Now, you have this story of this deceptive looking, fruitless fig tree sandwiched in between the story of Jesus coming into Jerusalem…and His driving the money changers out of the temple.

Now the day before, Jesus came into Jerusalem on this little colt of a donkey.

And when He does all these people shout “Hosanna…Hosanna in the highest.”

But look what those same people do beginning in verse 15.

An adult male had to pay a temple tax to enter the temple.

If you came to offer a sacrifice, the temple officials would take your animal that you brought to sacrifice and they would find something wrong with it.

So in this one place where people should have been able to come and worship God, people were being fleeced and they were leaving saying, “If they will cheat me like that I am not coming back.”

Not only that, in verse 16, they had turned the court of the Gentiles into a short cut.

But the irony is, on the outside it looked good.

When it came to devotion to God…to honoring God…to worshipping God.

So what you have here is the account of Jesus’ entrance into Jerusalem…which looked so good…and this account of the temple…which on the outside looked so good.

And what this story of the fig tree is, it is called an “enacted parable”.

When it came to the nation of Israel, God was the planter and they were His special tree.

So God sent His prophets, His servants to work His field, and to prune His tree and to groom it.

So God sent His own Son to come and demand that His tree should bear fruit.

And that is what this story is saying.

  1. She is guilty of no production. She has not produced the fruit that God has asked of her.
  1. She is guilty of the crime of false profession.

John the Baptizer had predicted this day. Look at Matthew 3:7-10.

 But when he saw many of the Pharisees and Sadducees coming for baptism, he said to them, “You brood of vipers, who warned you to flee from the wrath to come? 8  Therefore bring forth fruit in keeping with repentance; 9 and do not suppose that you can say to yourselves, ‘We have Abraham for our father’; for I say to you, that God is able from these stones to raise up children to Abraham. 10 “And the axe is already laid at the root of the trees; every tree therefore that does not bear good fruit is cut down and thrown into the fire.

When it came to pleasing God, they thought all they had to do was go to the temple 3 times a year.

But that isn’t what impresses God.

Because these people weren’t, God would destroy their nation.

Back to Mark 11.

Jesus’ actions in regard to this fig tree, shows what is going to befall the Jewish nation…and it also shows His utter disgust for people who practice religion without substance.
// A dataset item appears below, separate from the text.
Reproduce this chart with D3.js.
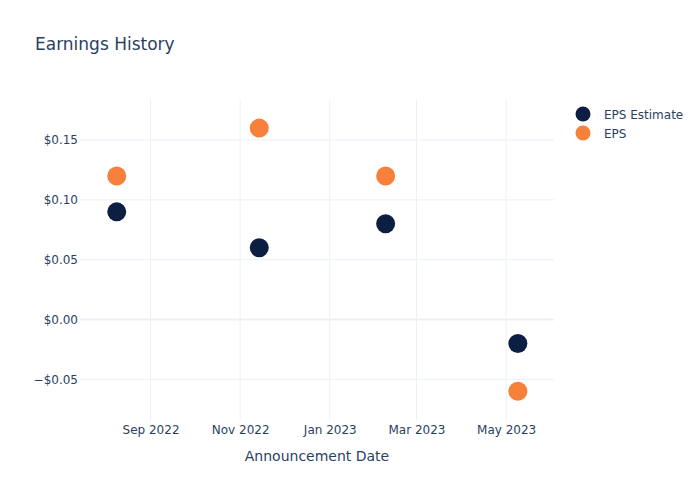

These Jews had forgotten who God was.

And that is the primary lesson for us today; If we do the same thing as a congregation of God’s people…or as individuals…He will do the same to us.

So look now at verse 20.

 And look at Jesus’ response.

Look at the character of this faith. Look at verses 22-23.

 Now, look what Jesus says next:  23 “Truly I say to you, whoever says to this mountain, ‘Be taken up and cast into the sea,’ and does not doubt in his heart, but believes that what he says is going to happen, it shall be granted him. Therefore I say to you, all things for which you pray and ask, believe that you have received them, and they shall be granted you.

And notice now the condition of faith. Vs. 25-26.

And whenever you stand praying, forgive, if you have anything against anyone; so that your Father also who is in heaven may forgive you your transgressions.  26[“But if you do not forgive, neither will your Father who is in heaven forgive your transgressions.”]

Jesus taught His disciples a very important lesson with this fig tree.

Today, there are a lot of churches where there is a lot of foliage.

Are we that way? Are you that way? If so, let’s repent.